Sikh interfaith leader Valarie Kaur to address Northeastern community

This piece originally appeared in the India New England News.

Valarie Kaur, Northeastern University’s 2017 Interfaith Leadership Fellow, delivered a talk on Friday, February 11, at 5 p.m. in the Curry Student Center Ballroom titled “Revolutionary Love in an Era of Enormous Rage.”

Her speech will serve as the cornerstone of the second annual New England Interfaith Student Summit, which is hosted by Northeastern’s Center for Spirituality, Dialogue, and Service in partnership with other universities and interfaith nonprofits across the region.

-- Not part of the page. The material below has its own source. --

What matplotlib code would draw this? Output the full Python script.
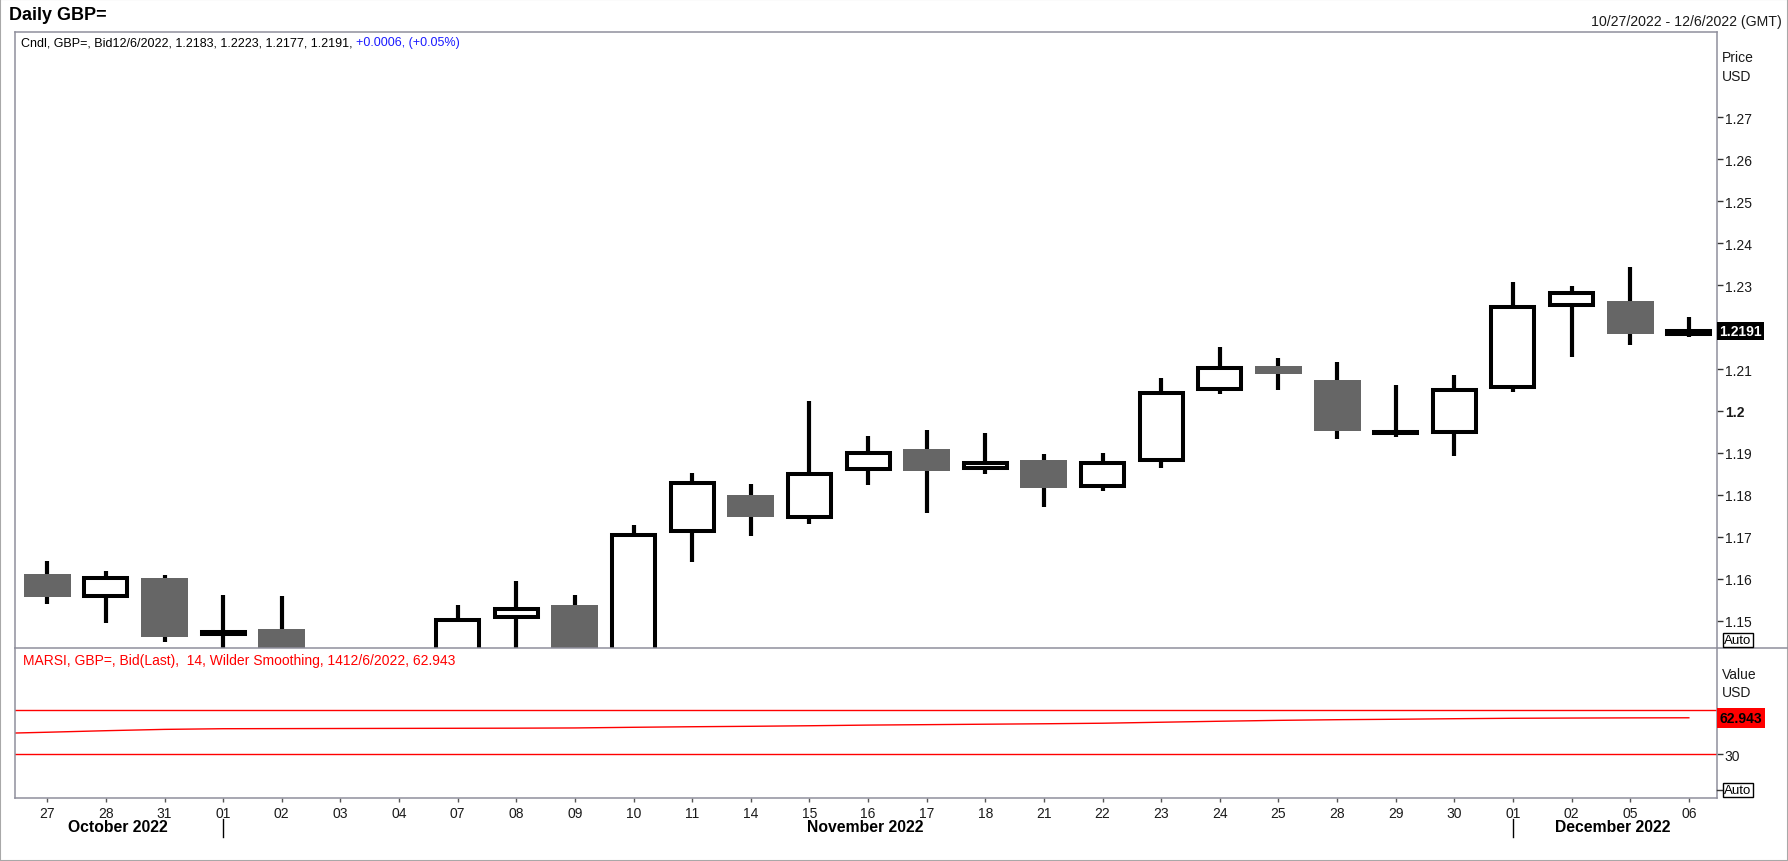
#Grafico diario GBP= con velas y RSI

import numpy as np
import matplotlib.pyplot as plt
from matplotlib.patches import Rectangle
from matplotlib.lines import Line2D
from matplotlib.transforms import blended_transform_factory

plt.rcParams['font.family'] = ['Liberation Sans', 'DejaVu Sans']

#Datos
dias = ['27', '28', '31', '01', '02', '03', '04', '07', '08', '09', '10', '11', '14', '15', '16',
        '17', '18', '21', '22', '23', '24', '25', '28', '29', '30', '01', '02', '05', '06']
apertura = [1.1612, 1.1560, 1.1602, 1.1468, 1.1481, 1.1390, 1.1165, 1.1385, 1.1510, 1.1538,
            1.1345, 1.1715, 1.1800, 1.1748, 1.1862, 1.1910, 1.1864, 1.1883, 1.1822, 1.1883,
            1.2053, 1.2107, 1.2074, 1.1948, 1.1950, 1.2056, 1.2253, 1.2262, 1.2183]
maximo = [1.1643, 1.1619, 1.1610, 1.1563, 1.1560, 1.1410, 1.1400, 1.1538, 1.1595, 1.1563,
          1.1729, 1.1852, 1.1826, 1.2024, 1.1940, 1.1955, 1.1948, 1.1898, 1.1900, 1.2079,
          1.2152, 1.2126, 1.2117, 1.2062, 1.2086, 1.2307, 1.2298, 1.2343, 1.2223]
minimo = [1.1541, 1.1496, 1.1451, 1.1420, 1.1380, 1.1150, 1.1150, 1.1370, 1.1420, 1.1330,
          1.1335, 1.1641, 1.1703, 1.1732, 1.1824, 1.1756, 1.1851, 1.1772, 1.1810, 1.1865,
          1.2041, 1.2051, 1.1934, 1.1939, 1.1894, 1.2046, 1.2129, 1.2156, 1.2177]
cierre = [1.1558, 1.1602, 1.1463, 1.1474, 1.1390, 1.1165, 1.1380, 1.1502, 1.1528, 1.1345,
          1.1705, 1.1829, 1.1748, 1.1849, 1.1899, 1.1858, 1.1875, 1.1817, 1.1875, 1.2044,
          1.2102, 1.2088, 1.1952, 1.1950, 1.2050, 1.2247, 1.2281, 1.2184, 1.2191]
# RSI, el primer valor es el dia anterior (26 oct)
rsi = [48.5, 49.8, 51.2, 52.4, 53.0, 53.1, 53.2, 53.3, 53.4, 53.5, 53.7, 54.3, 54.8, 55.2, 55.7,
       56.3, 56.7, 57.1, 57.5, 58.0, 58.9, 59.8, 60.6, 61.2, 61.6, 62.1, 62.5, 62.7, 62.85, 62.943]
precio_ticks = [1.15, 1.16, 1.17, 1.18, 1.19, 1.2, 1.21, 1.22, 1.23, 1.24, 1.25, 1.26, 1.27]
precio_labels = ['1.15', '1.16', '1.17', '1.18', '1.19', '1.2', '1.21', '', '1.23', '1.24',
                 '1.25', '1.26', '1.27']
meses = ['October 2022', 'November 2022', 'December 2022']
meses_pos = [1.2, 13.95, 26.7]
cambio_mes = [3, 25]
ultimo = 1.2191
rsi_ultimo = 62.943

W, H = 1788, 862
def fx(px):
    return px / W
def fy(py):
    return 1 - py / H

marco = '#8f8f9c'
fig = plt.figure(figsize=(W / 100, H / 100), dpi=100)
fig.patches.append(Rectangle((0, 0), 1, 1, transform=fig.transFigure, fill=False,
                             edgecolor='#a8a8a8', lw=1.5))

x = np.arange(len(dias))
xlim = (-0.55, 28.48)

#Panel de precio
ax = fig.add_axes([fx(15), fy(649), fx(1717) - fx(15), fy(33) - fy(649)])
ax.set_xlim(xlim)
ax.set_ylim(1.14357, 1.29024)
o = np.array(apertura); c = np.array(cierre)
alcista = c >= o
ax.vlines(x, minimo, maximo, color='black', lw=3.0, zorder=2)
ax.bar(x[~alcista], (o - c)[~alcista], bottom=c[~alcista], width=0.8,
       color='#666666', edgecolor='none', zorder=3)
ax.bar(x[alcista], (c - o)[alcista], bottom=o[alcista], width=0.733,
       color='white', edgecolor='black', lw=2.9, zorder=3)
ax.yaxis.tick_right()
ax.set_yticks(precio_ticks)
ax.set_yticklabels(precio_labels)
for lab in ax.get_yticklabels():
    if lab.get_text() == '1.2':
        lab.set_fontweight('bold')
ax.tick_params(axis='y', length=4, width=1, color='#333333', pad=1.5, labelsize=10,
               labelcolor='#1a1a1a')
ax.set_xticks([])
for s in ax.spines.values():
    s.set_color(marco)
    s.set_linewidth(1.1)
ax.spines['bottom'].set_visible(False)
ax.text(1.0015, ultimo, '1.2191', transform=blended_transform_factory(ax.transAxes, ax.transData),
        color='white', fontsize=10, fontweight='bold', va='center', ha='left', clip_on=False,
        zorder=5, bbox=dict(boxstyle='square,pad=0.15', facecolor='black', edgecolor='none'))

#Panel RSI
ax2 = fig.add_axes([fx(15), fy(799), fx(1717) - fx(15), fy(649) - fy(799)])
ax2.set_xlim(xlim)
ax2.set_ylim(-10, 126.4)
ax2.axhline(70, color='red', lw=1.0)
ax2.axhline(30, color='red', lw=1.0)
ax2.plot(np.arange(-1, len(dias)), rsi, color='red', lw=1.0)
ax2.yaxis.tick_right()
ax2.set_yticks([30])
ax2.tick_params(axis='y', length=4, width=1, color='#333333', pad=1.5, labelsize=10,
                labelcolor='#1a1a1a')
ax2.set_xticks(x)
ax2.set_xticklabels(dias)
ax2.tick_params(axis='x', length=3, width=1, color='#555555', pad=3, labelsize=10,
                labelcolor='#1a1a1a')
for s in ax2.spines.values():
    s.set_color(marco)
    s.set_linewidth(1.1)
ax2.spines['top'].set_visible(False)
ax2.text(1.0015, rsi_ultimo, '62.943', transform=blended_transform_factory(ax2.transAxes, ax2.transData),
         color='black', fontsize=10, fontweight='bold', va='center', ha='left', clip_on=False,
         zorder=5, bbox=dict(boxstyle='square,pad=0.2', facecolor='red', edgecolor='none'))

# separador entre paneles
fig.add_artist(Line2D([fx(15), 1], [fy(649), fy(649)], color=marco, lw=1.1))

#Textos
fig.text(fx(9), fy(16), 'Daily GBP=', fontsize=13, fontweight='bold', va='center', ha='left')
fig.text(fx(1782), fy(22), '10/27/2022 - 12/6/2022 (GMT)', fontsize=10.2, va='center', ha='right',
         color='#1a1a1a')
t = fig.text(fx(21), fy(43), 'Cndl, GBP=, Bid12/6/2022, 1.2183, 1.2223, 1.2177, 1.2191, ',
             fontsize=9.0, va='center', ha='left')
fig.canvas.draw()
bb = t.get_window_extent()
fig.text(bb.x1 / W, fy(43), '+0.0006, (+0.05%)', fontsize=9.0, va='center', ha='left', color='#1a1aff')
fig.text(fx(23), fy(661), 'MARSI, GBP=, Bid(Last),  14, Wilder Smoothing, 1412/6/2022, 62.943',
         fontsize=10, va='center', ha='left', color='red')
fig.text(fx(1722), fy(58), 'Price', fontsize=10, va='center', ha='left', color='#1a1a1a')
fig.text(fx(1722), fy(77), 'USD', fontsize=10, va='center', ha='left', color='#1a1a1a')
fig.text(fx(1722), fy(675), 'Value', fontsize=10, va='center', ha='left', color='#1a1a1a')
fig.text(fx(1722), fy(693), 'USD', fontsize=10, va='center', ha='left', color='#1a1a1a')
for yy in [641, 791]:
    fig.text(fx(1724), fy(yy), 'Auto', fontsize=9.5, va='center', ha='left', color='black',
             bbox=dict(boxstyle='square,pad=0.1', facecolor='white', edgecolor='black', lw=1))
fig.add_artist(Line2D([fx(1717), fx(1722)], [fy(791), fy(791)], color='#333333', lw=1))

tr = blended_transform_factory(ax2.transData, fig.transFigure)
for m, p in zip(meses, meses_pos):
    fig.text(p, fy(828), m, transform=tr, fontsize=11.3, fontweight='bold', ha='center', va='center')
for p in cambio_mes:
    fig.add_artist(Line2D([p, p], [fy(820), fy(838)], transform=tr, color='black', lw=1))

plt.savefig('out.png', dpi=100)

The two-day event—which is designed to educate participants in the principles of interfaith cooperation, social justice, and religious literacy—will include a series of workshops on Friday and an interfaith service trip on Saturday. Kaur’s talk is free and open to the public, but admission to the workshops is $10 for non-students, non-faculty, and non-staff.

Kaur—an activist, civil rights lawyer, and award-winning filmmaker—was raised as a Sikh in a small California town, where her family settled as Indian Punjabi farmers more than a century ago.

She became an activist when a family friend was murdered in a hate crime in the immediate aftermath of 9/11, prompting her to drive across America to chronicle hate crimes against Sikh and Muslim Americans. The journey led to her first film, Divided We Fall, a critically-acclaimed documentary that went on to win a dozen international awards.

Kaur later founded the Groundswell Movement, America’s largest multi-faith online community known for “dynamically strengthening faith-based organizing in the 21st century.” And her new venture—the Revolutionary Love Project—aims to transform bystanders into agents of change by harnessing the power of love to fight for justice. “We’ve seen a resurgence of the language of love this last election season for a reason,” Kaur told The New York Times in August. “The escalation of hate and vitriol has been so extreme and confrontational that Americans are hungry for a potent language in return.”

Kaur—a graduate of Stanford University, Harvard Divinity School, and Yale Law School—has received several prestigious honors for her interfaith organizing and activism. In 2013, for example, she was named “Person of the Year” by India Abroad, a weekly newspaper based in New York City. Two years later, in 2015, she was named by Slate as one of the “Women Who Won Net Neutrality” and honored by the World Economic Forum as a Young Global Leader. And last year, she became the youngest person ever to receive an alumni award from Harvard Divinity School, where she earned her master’s degree in theological studies.

Here’s how the summit will unfold:

  • The first portion of Friday’s program will be held in the Curry Student Center from 9 a.m. to 5 p.m. It will include an interfaith training session with Kaur; a series of workshops on leadership and religious literacy; and the opportunity to observe a range of prayer, worship, and spiritual practices.
  • Immediately following the workshops, Kaur will deliver her keynote address. Her talk will focus on her response to crises such as 9/11 and the Sikh temple shooting in a Milwaukee suburb in 2012, a tragedy in which a 40-year-old gunman with ties to white supremacist groups killed six people and terrorized an entire community.
  • Saturday’s interfaith service trip will run from 11 a.m. to 4 p.m. Participants will depart from the Sacred Space at 11 a.m. sharp, whereupon they will travel to an NuDay Syria warehouse in New Hampshire to sort and pack supplies for shipment to women and children in Syrian refugee camps.